In the regular season, Forsberg was 16th in the AHL in save percentage (.914) for goaltenders who played 1440+ minutes. He was tenth overall in wins, with 23 victories in 41 games. Korpisalo played 18 games and put up a .913 save percentage, earning eight wins.

Bednar said that having two strong goaltenders, something he called a luxury, meant he could always trust the play in goal.

 “We saw what Korpi did: (he played) 6 games and was undefeated,” Bednar said. “We ran into a tough time against Grand Rapids and now Forsberg comes in and (wins eight straight games).”

Bednar credits the work that each player puts into their game as well as their “team first” attitudes as the keys to staying sharp for when their number was called. His decisions on which goaltender to play have been based on identifying the right player at the right time.

“I believe our team has a ton of confidence in both guys,” Bednar said. “There’s fluctuation sometimes in their game like any other player.

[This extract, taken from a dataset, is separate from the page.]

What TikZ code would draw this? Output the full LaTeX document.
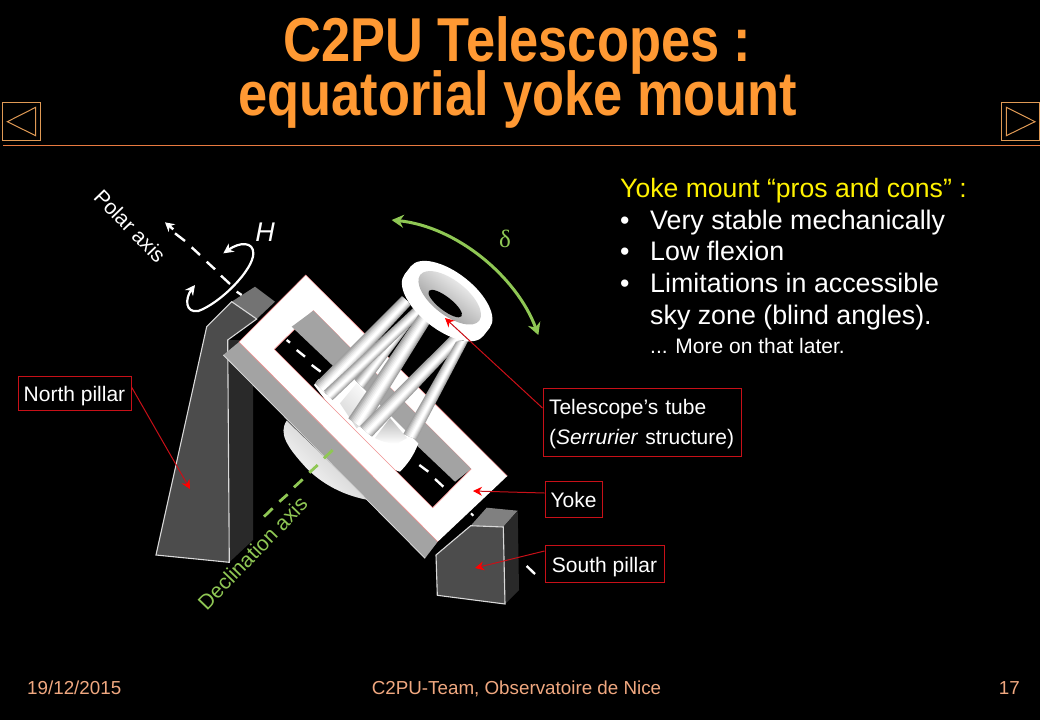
\documentclass[tikz,border=0pt]{standalone}
\usepackage{fontspec}
\usepackage{graphicx}
\setmainfont{Liberation Sans}
\newfontfamily\grk{Liberation Serif}
\usetikzlibrary{arrows.meta,calc}
\definecolor{orng}{HTML}{FF9933}
\definecolor{navc}{HTML}{E09A55}
\definecolor{rulec}{HTML}{E87A40}
\definecolor{grn}{HTML}{8FC754}
\definecolor{redl}{HTML}{C81018}
\definecolor{pink}{HTML}{F09090}
\definecolor{foot}{HTML}{F0A880}
\tikzset{
 titletext/.style={text=orng,font=\bfseries\fontsize{62}{62}\selectfont,inner sep=0pt},
 navbox/.style={draw=navc,line width=1pt},
 label box/.style={draw=redl,line width=1pt,text=white,font=\fontsize{21}{30}\selectfont,inner sep=0pt,align=left},
 one line/.style={text height=17pt,text depth=0pt},
 callout/.style={draw=redl,line width=1pt,-{Stealth[length=9pt,width=9pt,color=red]}},
 body/.style={text=white,font=\fontsize{26.8}{31}\selectfont,anchor=base west,inner sep=0pt},
 foottext/.style={text=foot,font=\fontsize{18.8}{20}\selectfont,inner sep=0pt},
 dashw/.style={white,line width=2.4pt},
 dashg/.style={grn,line width=2.8pt},
 pillarline/.style={draw=white!85!black,line width=1.1pt},
 zone/.style={shift={(140,170)},scale=1/3},
 zonetwo/.style={shift={(140,400)},scale=1/3},
}
% tapered bar with a soft highlight: corners of one end, corners of the other
\newcommand{\stbar}[4]{%
 \foreach \f/\c in {0/38,0.14/30,0.28/22,0.42/15,0.56/9,0.70/4,0.84/0}{%
  \fill[black!\c] ($(#1)!\f!($(#1)!0.6!(#2)$)$) -- ($(#2)!\f!($(#1)!0.6!(#2)$)$) -- ($(#3)!\f!($(#4)!0.6!(#3)$)$) -- ($(#4)!\f!($(#4)!0.6!(#3)$)$) -- cycle;
 }%
}
\begin{document}
\begin{tikzpicture}[x=1pt,y=-1pt]
\useasboundingbox (0,0) rectangle (1040,720);
\fill[black] (0,0) rectangle (1040,720);
% title
\node[titletext] (t1) at (517.5,45) {\scalebox{0.845}[1]{C2PU Telescopes :}};
\node[titletext] (t2) at (518,99) {\scalebox{0.845}[1]{equatorial yoke mount}};
% nav
\draw[navbox] (2.7,102.7) rectangle (40.3,140.3);
\draw[navbox] (7.3,121.7) -- (35.7,107.3) -- (35.7,135.7) -- cycle;
\draw[navbox] (1001.7,102.7) rectangle (1039.3,140.3);
\draw[navbox] (1006.3,107.3) -- (1006.3,135.7) -- (1035,121.7) -- cycle;
\draw[rulec,line width=1pt] (3,145.3) -- (1040,145.3);
% north pillar
\fill[black!84] (253,340) -- (253,540) -- (229.5,562) -- (227.7,340) -- cycle;
\fill[black!55] (231.7,301.7) -- (255,286.7) -- (275,301.7) -- (256.7,319) -- cycle;
\fill[black!70] (206.7,326.7) -- (231.7,301.7) -- (256.7,319) -- (227.7,340) -- (229.3,562.3) -- (156,555) -- cycle;
\draw[pillarline] (156,555) -- (206.7,326.7) -- (231.7,301.7) -- (256.7,319) -- (227.7,340) -- (229.3,562.3) -- cycle;
% bowl behind yoke
\begin{scope}[zonetwo]
\shade[left color=gray!50,middle color=gray!85,right color=white,shading angle=-45] (440,62) .. controls (415,100) and (440,140) .. (500,205) .. controls (560,265) and (630,290) .. (685,300) -- cycle;
\end{scope}
% yoke
\fill[black!36] (239,342) -- (223.3,355) -- (425,558.3) -- (437.7,541.7) -- cycle;
\draw[white!85!black,line width=0.8pt] (223.3,355) -- (425,558.3);
\fill[white,even odd rule] (305.7,275) -- (507.3,476) -- (437.7,541.7) -- (239,342) -- cycle
 (313.3,310.7) -- (471,469) -- (432.7,507.7) -- (274.3,349.3) -- cycle;
\draw[pink,line width=0.6pt] (507.3,476) -- (305.7,275) -- (239,342) -- (437.7,541.7);
\draw[pink,line width=0.7pt] (274.3,349.3) -- (313.3,310.7) -- (471,469);
\fill[black!36] (313.3,310.7) -- (471,469) -- (455,481.7) -- (291.7,326.7) -- cycle;
% dashes through window
\begin{scope}[zone]
\draw[dashw] (440,510) -- (450,518) (470,540) -- (495,560) (515,585) -- (542,605);
\end{scope}
\begin{scope}[zonetwo]
\draw[dashw] (838,195) -- (865,215) (885,237) -- (910,260) (1160,498) -- (1185,522);
\draw[dashw,line width=2pt] (993,340) -- (1000,347);
\end{scope}
% tube
\begin{scope}[zone]
% base of the tube
\fill[white] (522,645) -- (535,628) -- (640,625) -- (835,820) .. controls (820,860) and (800,885) .. (780,905) -- (700,880) -- cycle;
\shade[left color=white,right color=gray!30,shading angle=-45] (650,640) -- (720,720) -- (650,775) -- (600,700) -- cycle;
\shade[left color=gray!55,right color=white,shading angle=0] (705,804) -- (750,744) -- (801,804) -- (774,819) .. controls (750,822) and (725,815) .. (705,804) -- cycle;
% back struts
\stbar{645,630}{672,655}{838,432}{820,416}
% front struts
\stbar{525,640}{562,675}{812,405}{786,378}
\stbar{552,662}{578,690}{845,435}{822,412}
\stbar{625,745}{672,778}{872,455}{838,430}
\stbar{660,768}{696,800}{968,512}{938,492}
\stbar{790,792}{830,808}{985,512}{948,515}
% ring
\begin{scope}[rotate around={-38:(931,381)}]
\shade[left color=white,middle color=gray!55,right color=white,shading angle=-38] (781,381) -- (781,412) .. controls (781,452) and (848,484) .. (931,484) .. controls (1014,484) and (1081,452) .. (1081,412) -- (1081,381) -- cycle;
\fill[white] (931,381) ellipse [x radius=150,y radius=72];
\shade[left color=white,middle color=gray!65,right color=gray!90,shading angle=-38] (931,384) ellipse [x radius=112,y radius=52];
\fill[black] (931,406) ellipse [x radius=62,y radius=20];
\end{scope}
\end{scope}
% front arm edge of the window over the tube
\draw[pink,line width=0.7pt] (274.3,349.3) -- (432.7,507.7) -- (471,469);
% south pillar
\fill[black!50] (470.7,525.7) -- (486.7,507.7) -- (517.7,510.7) -- (503.3,527) -- cycle;
\fill[black!84] (517.7,510.7) -- (519,590) -- (505,604) -- (503.3,527) -- cycle;
\fill[black!70] (436,555) -- (470.7,525.7) -- (503.3,527) -- (505,604) -- (437.3,595.3) -- cycle;
\draw[pillarline] (437.3,595.3) -- (436,555) -- (470.7,525.7) -- (503.3,527) -- (505,604) -- cycle;
% polar axis
\begin{scope}[zone]
\coordinate (ptip) at (75,157);
\coordinate (pstart) at (100,178);
\draw[white,line width=2.4pt,-{Stealth[length=9pt,width=10pt]}] (pstart) -- (ptip);
\draw[dashw] (105,190) -- (135,213) (155,232) -- (180,255) (200,275) -- (225,298) (243,317) -- (270,342) (290,365) -- (305,375);
\coordinate (ha) at (340,250);
\coordinate (hb) at (250,250);
\coordinate (hc) at (165,345);
\draw[white,line width=2.2pt,{Stealth[length=10pt,width=10pt]}-{Stealth[length=10pt,width=10pt]}] (hb) .. controls (300,215) and (340,215) .. (ha) .. controls (340,300) and (240,400) .. (175,423) .. controls (135,430) and (135,385) .. (hc);
\end{scope}
% delta arc
\begin{scope}[zone]
\coordinate (da) at (755,150);
\coordinate (db) at (1195,495);
\draw[grn,line width=3pt,{Stealth[length=12pt,width=13pt]}-{Stealth[length=12pt,width=13pt]}] (da) .. controls (950,170) and (1130,320) .. (db);
\end{scope}
% decl dashes
\begin{scope}[zonetwo]
\draw[dashg] (372,350) -- (398,325) (418,305) -- (443,283) (462,262) -- (488,238) (508,218) -- (533,195) (552,175) -- (578,150);
\end{scope}
% axis texts
\node[text=white,font=\fontsize{21}{22}\selectfont,rotate=-46,inner sep=0pt] (pol) at (130,226) {Polar axis};
\node[text=white,font=\itshape\fontsize{27}{28}\selectfont,inner sep=0pt] (h) at (265,232) {H};
\node[text=grn,font=\grk\fontsize{25}{25}\selectfont,inner sep=0pt] (dl) at (505,239) {δ};
\node[text=grn,font=\fontsize{21}{22}\selectfont,rotate=46,inner sep=0pt] (dec) at (252.5,553) {Declination axis};
% right text
\node[text=yellow,font=\fontsize{26.6}{31}\selectfont,anchor=base west,inner sep=0pt] (y0) at (620,197) {Yoke mount “pros and cons” :};
\node[body] (b1) at (620,229) {•};\node[body] (y1) at (650,229) {Very stable mechanically};
\node[body] (b2) at (620,260) {•};\node[body] (y2) at (650,260) {Low flexion};
\node[body] (b3) at (620,292) {•};\node[body] (y3) at (650,292) {Limitations in accessible};
\node[body] (y4) at (650,324) {sky zone (blind angles).};
\node[text=white,font=\fontsize{21}{22}\selectfont,anchor=base west,inner sep=0pt] (y5) at (650,353) {... More on that later.};
% labels
\node[label box,one line,minimum width=113pt,minimum height=34pt] (np) at (74.5,393) {North pillar};
\node[label box,minimum width=198pt,minimum height=68pt,text width=186pt] (tt) at (642,422) {\raisebox{-4pt}[12pt][6pt]{Telescope’s tube}\\\raisebox{-4pt}[12pt][6pt]{(\textit{Serrurier} structure)}};
\node[label box,one line,minimum width=57pt,minimum height=36pt] (yk) at (573.5,499) {Yoke};
\node[label box,one line,minimum width=119pt,minimum height=37pt] (sp) at (604.5,563.5) {South pillar};
\coordinate (npt) at (190,489);
\coordinate (ttt) at (445,318);
\coordinate (ykt) at (473,491);
\coordinate (spt) at (475,568);
\draw[callout] ($(np.east)+(0,-6)$) -- (npt);
\draw[callout] ($(tt.west)+(0,-14)$) -- (ttt);
\draw[callout] ($(yk.west)+(0,-6)$) -- (ykt);
\draw[callout] ($(sp.west)+(0,-12.5)$) -- (spt);
% footer
\node[foottext,anchor=base west] (f1) at (27,694) {19/12/2015};
\node[foottext,anchor=base] (f2) at (516.5,694) {C2PU-Team, Observatoire de Nice};
\node[foottext,anchor=base east] (f3) at (1020,694) {17};
\end{tikzpicture}
\end{document}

As young players, everyone is still trying to find that consistency to be a dominant player and an impact player every night – goalies are no different.”

With such a strong performances from Forsberg and Korpisalo, including a .920 save percentage that the latter earned in 31 games with the Blue Jackets, the depth of Jackets goaltending prospects is drawing notice.

“Both goaltenders have thrived,” said Greg Balloch, a writer at InGoal Magazine.

“(Korpisalo) has some of the best hands I’ve seen on a goalie recently,” Balloch said. “The Finns love to teach ‘active hands’, which is keeping your hands out in front – it’s great because it helps cut the puck off before it has a chance to rise on you.

“I’ve seen him make next to impossible saves just because of how disciplined his hands are.”

Forsberg, who currently has the second highest AHL post season save percentage (.944), brings a different set of strengths to the net.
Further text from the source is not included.